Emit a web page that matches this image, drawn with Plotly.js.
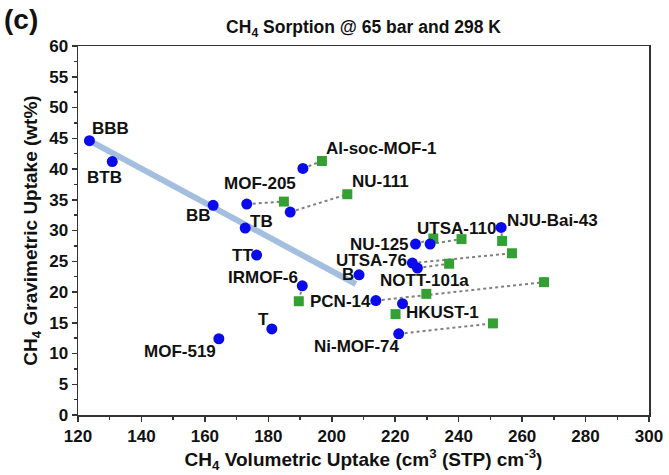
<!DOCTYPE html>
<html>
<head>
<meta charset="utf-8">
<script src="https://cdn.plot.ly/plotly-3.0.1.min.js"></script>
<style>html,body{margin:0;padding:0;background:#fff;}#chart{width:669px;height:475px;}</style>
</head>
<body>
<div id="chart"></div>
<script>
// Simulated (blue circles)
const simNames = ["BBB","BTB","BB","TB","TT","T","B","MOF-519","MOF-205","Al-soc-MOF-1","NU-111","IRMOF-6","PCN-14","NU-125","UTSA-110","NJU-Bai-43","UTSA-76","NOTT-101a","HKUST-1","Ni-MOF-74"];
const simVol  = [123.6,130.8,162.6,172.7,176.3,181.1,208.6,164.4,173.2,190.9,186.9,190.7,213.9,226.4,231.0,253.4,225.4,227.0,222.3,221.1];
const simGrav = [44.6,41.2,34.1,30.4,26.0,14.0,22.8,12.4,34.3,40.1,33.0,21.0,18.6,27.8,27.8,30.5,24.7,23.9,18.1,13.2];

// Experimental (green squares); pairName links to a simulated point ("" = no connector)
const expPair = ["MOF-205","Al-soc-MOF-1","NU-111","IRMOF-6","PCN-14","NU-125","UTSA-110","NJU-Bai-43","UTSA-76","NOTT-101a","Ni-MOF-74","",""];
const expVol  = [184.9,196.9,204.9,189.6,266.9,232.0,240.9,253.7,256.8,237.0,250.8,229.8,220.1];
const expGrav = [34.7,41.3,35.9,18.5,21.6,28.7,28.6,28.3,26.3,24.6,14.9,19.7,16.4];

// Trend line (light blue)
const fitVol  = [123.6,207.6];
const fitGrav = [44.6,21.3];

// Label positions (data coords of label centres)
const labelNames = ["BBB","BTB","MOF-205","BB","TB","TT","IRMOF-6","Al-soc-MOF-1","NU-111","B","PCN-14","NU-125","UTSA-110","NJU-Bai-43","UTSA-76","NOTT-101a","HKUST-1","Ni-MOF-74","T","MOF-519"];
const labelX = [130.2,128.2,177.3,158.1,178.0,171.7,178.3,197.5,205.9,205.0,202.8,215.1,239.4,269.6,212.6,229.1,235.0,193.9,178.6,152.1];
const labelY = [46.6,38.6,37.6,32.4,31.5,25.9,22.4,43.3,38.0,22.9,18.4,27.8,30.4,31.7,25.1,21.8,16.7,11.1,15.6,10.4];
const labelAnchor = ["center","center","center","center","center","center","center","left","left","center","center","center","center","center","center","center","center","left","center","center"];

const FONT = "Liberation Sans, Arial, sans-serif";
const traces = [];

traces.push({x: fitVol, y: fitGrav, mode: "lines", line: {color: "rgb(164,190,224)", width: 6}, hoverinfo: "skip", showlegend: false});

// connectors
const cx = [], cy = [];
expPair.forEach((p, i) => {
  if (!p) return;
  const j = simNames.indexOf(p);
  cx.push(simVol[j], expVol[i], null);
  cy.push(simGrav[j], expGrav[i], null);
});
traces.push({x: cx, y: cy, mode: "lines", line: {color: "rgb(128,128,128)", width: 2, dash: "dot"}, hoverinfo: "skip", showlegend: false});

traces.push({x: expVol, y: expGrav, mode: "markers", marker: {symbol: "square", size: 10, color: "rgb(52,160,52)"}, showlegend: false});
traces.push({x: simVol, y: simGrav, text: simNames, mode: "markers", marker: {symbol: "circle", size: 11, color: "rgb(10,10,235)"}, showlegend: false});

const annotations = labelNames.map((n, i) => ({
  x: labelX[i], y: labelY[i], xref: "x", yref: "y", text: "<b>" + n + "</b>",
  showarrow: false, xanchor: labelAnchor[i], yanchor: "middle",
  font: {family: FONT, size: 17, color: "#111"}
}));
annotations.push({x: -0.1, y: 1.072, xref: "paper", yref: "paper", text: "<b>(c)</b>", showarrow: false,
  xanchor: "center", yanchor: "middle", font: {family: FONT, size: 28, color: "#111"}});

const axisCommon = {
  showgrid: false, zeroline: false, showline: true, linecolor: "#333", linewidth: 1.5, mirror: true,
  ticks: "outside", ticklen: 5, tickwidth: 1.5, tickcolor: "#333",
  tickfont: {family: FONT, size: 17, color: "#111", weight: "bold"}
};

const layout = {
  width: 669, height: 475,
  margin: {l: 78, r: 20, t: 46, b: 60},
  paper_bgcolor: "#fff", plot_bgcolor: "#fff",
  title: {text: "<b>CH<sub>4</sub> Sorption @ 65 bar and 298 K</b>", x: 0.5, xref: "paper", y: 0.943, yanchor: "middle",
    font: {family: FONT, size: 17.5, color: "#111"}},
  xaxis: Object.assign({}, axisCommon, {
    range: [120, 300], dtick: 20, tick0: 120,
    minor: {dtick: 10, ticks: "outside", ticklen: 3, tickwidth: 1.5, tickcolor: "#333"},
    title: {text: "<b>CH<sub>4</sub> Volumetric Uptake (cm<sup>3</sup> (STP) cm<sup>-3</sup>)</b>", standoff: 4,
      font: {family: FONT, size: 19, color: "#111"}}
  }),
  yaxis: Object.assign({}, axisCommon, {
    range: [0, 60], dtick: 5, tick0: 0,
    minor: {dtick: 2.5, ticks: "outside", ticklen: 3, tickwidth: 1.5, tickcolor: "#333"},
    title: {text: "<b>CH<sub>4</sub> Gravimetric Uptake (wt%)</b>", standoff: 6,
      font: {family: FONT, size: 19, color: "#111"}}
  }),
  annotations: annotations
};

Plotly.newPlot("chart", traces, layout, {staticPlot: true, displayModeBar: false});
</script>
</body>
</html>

--------------------

• SHORT TASK
Drop the images and repeat the data exactly.

• WORKED ANSWER
Emit a web page that matches this image, drawn with Plotly.js.
<!DOCTYPE html>
<html>
<head>
<meta charset="utf-8">
<script src="https://cdn.plot.ly/plotly-3.0.1.min.js"></script>
<style>html,body{margin:0;padding:0;background:#fff;}#chart{width:669px;height:475px;}</style>
</head>
<body>
<div id="chart"></div>
<script>
// Simulated (blue circles)
const simNames = ["BBB","BTB","BB","TB","TT","T","B","MOF-519","MOF-205","Al-soc-MOF-1","NU-111","IRMOF-6","PCN-14","NU-125","UTSA-110","NJU-Bai-43","UTSA-76","NOTT-101a","HKUST-1","Ni-MOF-74"];
const simVol  = [123.6,130.8,162.6,172.7,176.3,181.1,208.6,164.4,173.2,190.9,186.9,190.7,213.9,226.4,231.0,253.4,225.4,227.0,222.3,221.1];
const simGrav = [44.6,41.2,34.1,30.4,26.0,14.0,22.8,12.4,34.3,40.1,33.0,21.0,18.6,27.8,27.8,30.5,24.7,23.9,18.1,13.2];

// Experimental (green squares); pairName links to a simulated point ("" = no connector)
const expPair = ["MOF-205","Al-soc-MOF-1","NU-111","IRMOF-6","PCN-14","NU-125","UTSA-110","NJU-Bai-43","UTSA-76","NOTT-101a","Ni-MOF-74","",""];
const expVol  = [184.9,196.9,204.9,189.6,266.9,232.0,240.9,253.7,256.8,237.0,250.8,229.8,220.1];
const expGrav = [34.7,41.3,35.9,18.5,21.6,28.7,28.6,28.3,26.3,24.6,14.9,19.7,16.4];

// Trend line (light blue)
const fitVol  = [123.6,207.6];
const fitGrav = [44.6,21.3];

// Label positions (data coords of label centres)
const labelNames = ["BBB","BTB","MOF-205","BB","TB","TT","IRMOF-6","Al-soc-MOF-1","NU-111","B","PCN-14","NU-125","UTSA-110","NJU-Bai-43","UTSA-76","NOTT-101a","HKUST-1","Ni-MOF-74","T","MOF-519"];
const labelX = [130.2,128.2,177.3,158.1,178.0,171.7,178.3,197.5,205.9,205.0,202.8,215.1,239.4,269.6,212.6,229.1,235.0,193.9,178.6,152.1];
const labelY = [46.6,38.6,37.6,32.4,31.5,25.9,22.4,43.3,38.0,22.9,18.4,27.8,30.4,31.7,25.1,21.8,16.7,11.1,15.6,10.4];
const labelAnchor = ["center","center","center","center","center","center","center","left","left","center","center","center","center","center","center","center","center","left","center","center"];

const FONT = "Liberation Sans, Arial, sans-serif";
const traces = [];

traces.push({x: fitVol, y: fitGrav, mode: "lines", line: {color: "rgb(164,190,224)", width: 6}, hoverinfo: "skip", showlegend: false});

// connectors
const cx = [], cy = [];
expPair.forEach((p, i) => {
  if (!p) return;
  const j = simNames.indexOf(p);
  cx.push(simVol[j], expVol[i], null);
  cy.push(simGrav[j], expGrav[i], null);
});
traces.push({x: cx, y: cy, mode: "lines", line: {color: "rgb(128,128,128)", width: 2, dash: "dot"}, hoverinfo: "skip", showlegend: false});

traces.push({x: expVol, y: expGrav, mode: "markers", marker: {symbol: "square", size: 10, color: "rgb(52,160,52)"}, showlegend: false});
traces.push({x: simVol, y: simGrav, text: simNames, mode: "markers", marker: {symbol: "circle", size: 11, color: "rgb(10,10,235)"}, showlegend: false});

const annotations = labelNames.map((n, i) => ({
  x: labelX[i], y: labelY[i], xref: "x", yref: "y", text: "<b>" + n + "</b>",
  showarrow: false, xanchor: labelAnchor[i], yanchor: "middle",
  font: {family: FONT, size: 17, color: "#111"}
}));
annotations.push({x: -0.1, y: 1.072, xref: "paper", yref: "paper", text: "<b>(c)</b>", showarrow: false,
  xanchor: "center", yanchor: "middle", font: {family: FONT, size: 28, color: "#111"}});

const axisCommon = {
  showgrid: false, zeroline: false, showline: true, linecolor: "#333", linewidth: 1.5, mirror: true,
  ticks: "outside", ticklen: 5, tickwidth: 1.5, tickcolor: "#333",
  tickfont: {family: FONT, size: 17, color: "#111", weight: "bold"}
};

const layout = {
  width: 669, height: 475,
  margin: {l: 78, r: 20, t: 46, b: 60},
  paper_bgcolor: "#fff", plot_bgcolor: "#fff",
  title: {text: "<b>CH<sub>4</sub> Sorption @ 65 bar and 298 K</b>", x: 0.5, xref: "paper", y: 0.943, yanchor: "middle",
    font: {family: FONT, size: 17.5, color: "#111"}},
  xaxis: Object.assign({}, axisCommon, {
    range: [120, 300], dtick: 20, tick0: 120,
    minor: {dtick: 10, ticks: "outside", ticklen: 3, tickwidth: 1.5, tickcolor: "#333"},
    title: {text: "<b>CH<sub>4</sub> Volumetric Uptake (cm<sup>3</sup> (STP) cm<sup>-3</sup>)</b>", standoff: 4,
      font: {family: FONT, size: 19, color: "#111"}}
  }),
  yaxis: Object.assign({}, axisCommon, {
    range: [0, 60], dtick: 5, tick0: 0,
    minor: {dtick: 2.5, ticks: "outside", ticklen: 3, tickwidth: 1.5, tickcolor: "#333"},
    title: {text: "<b>CH<sub>4</sub> Gravimetric Uptake (wt%)</b>", standoff: 6,
      font: {family: FONT, size: 19, color: "#111"}}
  }),
  annotations: annotations
};

Plotly.newPlot("chart", traces, layout, {staticPlot: true, displayModeBar: false});
</script>
</body>
</html>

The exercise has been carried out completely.